→ INSTRUCTIONS TO FOLLOW
Copy exactly the lines from the one containing "Give me the matplotlib source for this chart." to the one containing "125, 130, 135]", both lines included, and nothing else.

→ DATA RECORDS
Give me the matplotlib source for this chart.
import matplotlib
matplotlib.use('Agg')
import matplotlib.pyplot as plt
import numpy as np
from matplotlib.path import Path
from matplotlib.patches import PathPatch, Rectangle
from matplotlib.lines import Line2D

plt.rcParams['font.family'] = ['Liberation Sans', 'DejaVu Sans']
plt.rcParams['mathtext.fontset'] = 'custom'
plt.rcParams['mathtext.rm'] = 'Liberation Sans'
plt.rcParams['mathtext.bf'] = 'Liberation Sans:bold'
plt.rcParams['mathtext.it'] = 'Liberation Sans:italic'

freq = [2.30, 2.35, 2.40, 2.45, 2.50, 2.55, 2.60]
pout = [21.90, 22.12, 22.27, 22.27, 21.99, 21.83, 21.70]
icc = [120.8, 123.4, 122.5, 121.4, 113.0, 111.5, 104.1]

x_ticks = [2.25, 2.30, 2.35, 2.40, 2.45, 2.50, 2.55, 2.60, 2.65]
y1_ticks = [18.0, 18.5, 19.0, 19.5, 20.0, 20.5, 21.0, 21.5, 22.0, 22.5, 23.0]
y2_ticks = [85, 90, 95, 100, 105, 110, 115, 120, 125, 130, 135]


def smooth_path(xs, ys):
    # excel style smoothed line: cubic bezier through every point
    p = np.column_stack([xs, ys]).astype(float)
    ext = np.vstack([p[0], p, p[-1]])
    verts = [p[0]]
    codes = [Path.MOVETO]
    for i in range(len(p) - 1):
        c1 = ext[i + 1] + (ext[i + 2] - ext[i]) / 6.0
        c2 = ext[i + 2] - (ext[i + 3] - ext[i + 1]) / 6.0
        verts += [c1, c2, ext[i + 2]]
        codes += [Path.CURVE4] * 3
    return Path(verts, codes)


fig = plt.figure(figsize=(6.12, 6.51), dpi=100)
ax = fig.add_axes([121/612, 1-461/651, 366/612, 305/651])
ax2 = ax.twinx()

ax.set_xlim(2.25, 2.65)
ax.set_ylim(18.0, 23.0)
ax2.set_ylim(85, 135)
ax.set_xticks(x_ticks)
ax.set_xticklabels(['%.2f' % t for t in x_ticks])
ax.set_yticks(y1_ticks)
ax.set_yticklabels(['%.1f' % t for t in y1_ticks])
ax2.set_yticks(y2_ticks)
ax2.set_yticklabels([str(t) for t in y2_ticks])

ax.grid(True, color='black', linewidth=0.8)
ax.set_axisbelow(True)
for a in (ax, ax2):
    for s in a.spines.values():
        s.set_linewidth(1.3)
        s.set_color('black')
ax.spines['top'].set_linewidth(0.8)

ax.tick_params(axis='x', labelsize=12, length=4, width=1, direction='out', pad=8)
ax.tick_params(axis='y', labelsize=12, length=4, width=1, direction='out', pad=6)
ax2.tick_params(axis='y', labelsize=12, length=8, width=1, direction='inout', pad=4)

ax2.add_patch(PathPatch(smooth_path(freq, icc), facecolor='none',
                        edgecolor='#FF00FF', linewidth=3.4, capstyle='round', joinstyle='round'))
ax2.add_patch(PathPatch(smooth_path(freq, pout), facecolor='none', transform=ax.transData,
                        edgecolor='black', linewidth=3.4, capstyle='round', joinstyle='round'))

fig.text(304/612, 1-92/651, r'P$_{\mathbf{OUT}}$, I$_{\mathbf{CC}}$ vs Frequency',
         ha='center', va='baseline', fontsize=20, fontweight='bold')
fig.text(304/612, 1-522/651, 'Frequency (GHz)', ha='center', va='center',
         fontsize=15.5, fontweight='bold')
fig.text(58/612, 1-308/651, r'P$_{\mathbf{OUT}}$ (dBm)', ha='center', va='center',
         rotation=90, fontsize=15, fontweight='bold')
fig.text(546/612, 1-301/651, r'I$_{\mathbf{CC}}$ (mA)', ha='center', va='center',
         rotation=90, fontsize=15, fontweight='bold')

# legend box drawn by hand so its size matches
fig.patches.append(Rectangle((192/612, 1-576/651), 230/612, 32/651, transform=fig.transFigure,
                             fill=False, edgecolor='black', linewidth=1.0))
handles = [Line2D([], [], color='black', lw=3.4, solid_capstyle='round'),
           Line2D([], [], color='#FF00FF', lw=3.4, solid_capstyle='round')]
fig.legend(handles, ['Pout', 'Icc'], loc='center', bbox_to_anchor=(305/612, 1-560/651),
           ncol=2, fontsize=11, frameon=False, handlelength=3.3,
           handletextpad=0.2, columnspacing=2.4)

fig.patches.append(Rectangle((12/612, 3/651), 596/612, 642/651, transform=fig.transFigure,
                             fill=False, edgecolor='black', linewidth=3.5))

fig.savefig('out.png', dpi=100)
--
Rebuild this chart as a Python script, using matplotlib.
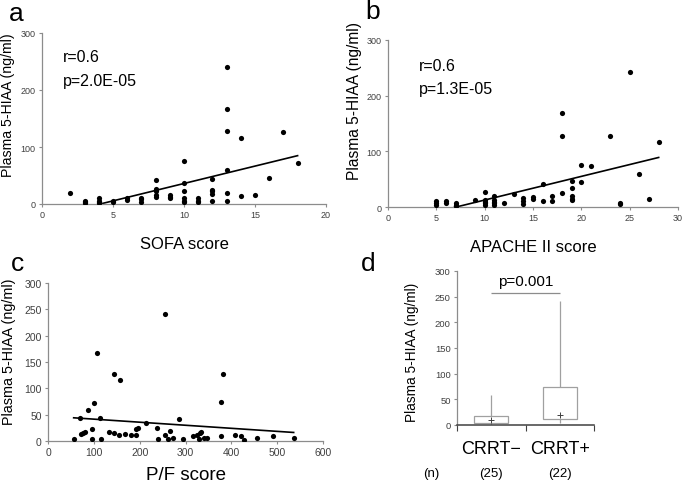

→ WRITTEN SOLUTION
Give me the matplotlib source for this chart.
import matplotlib
matplotlib.use('Agg')
import matplotlib.pyplot as plt
import numpy as np
from matplotlib.path import Path
from matplotlib.patches import PathPatch, Rectangle
from matplotlib.lines import Line2D

plt.rcParams['font.family'] = ['Liberation Sans', 'DejaVu Sans']
plt.rcParams['mathtext.fontset'] = 'custom'
plt.rcParams['mathtext.rm'] = 'Liberation Sans'
plt.rcParams['mathtext.bf'] = 'Liberation Sans:bold'
plt.rcParams['mathtext.it'] = 'Liberation Sans:italic'

freq = [2.30, 2.35, 2.40, 2.45, 2.50, 2.55, 2.60]
pout = [21.90, 22.12, 22.27, 22.27, 21.99, 21.83, 21.70]
icc = [120.8, 123.4, 122.5, 121.4, 113.0, 111.5, 104.1]

x_ticks = [2.25, 2.30, 2.35, 2.40, 2.45, 2.50, 2.55, 2.60, 2.65]
y1_ticks = [18.0, 18.5, 19.0, 19.5, 20.0, 20.5, 21.0, 21.5, 22.0, 22.5, 23.0]
y2_ticks = [85, 90, 95, 100, 105, 110, 115, 120, 125, 130, 135]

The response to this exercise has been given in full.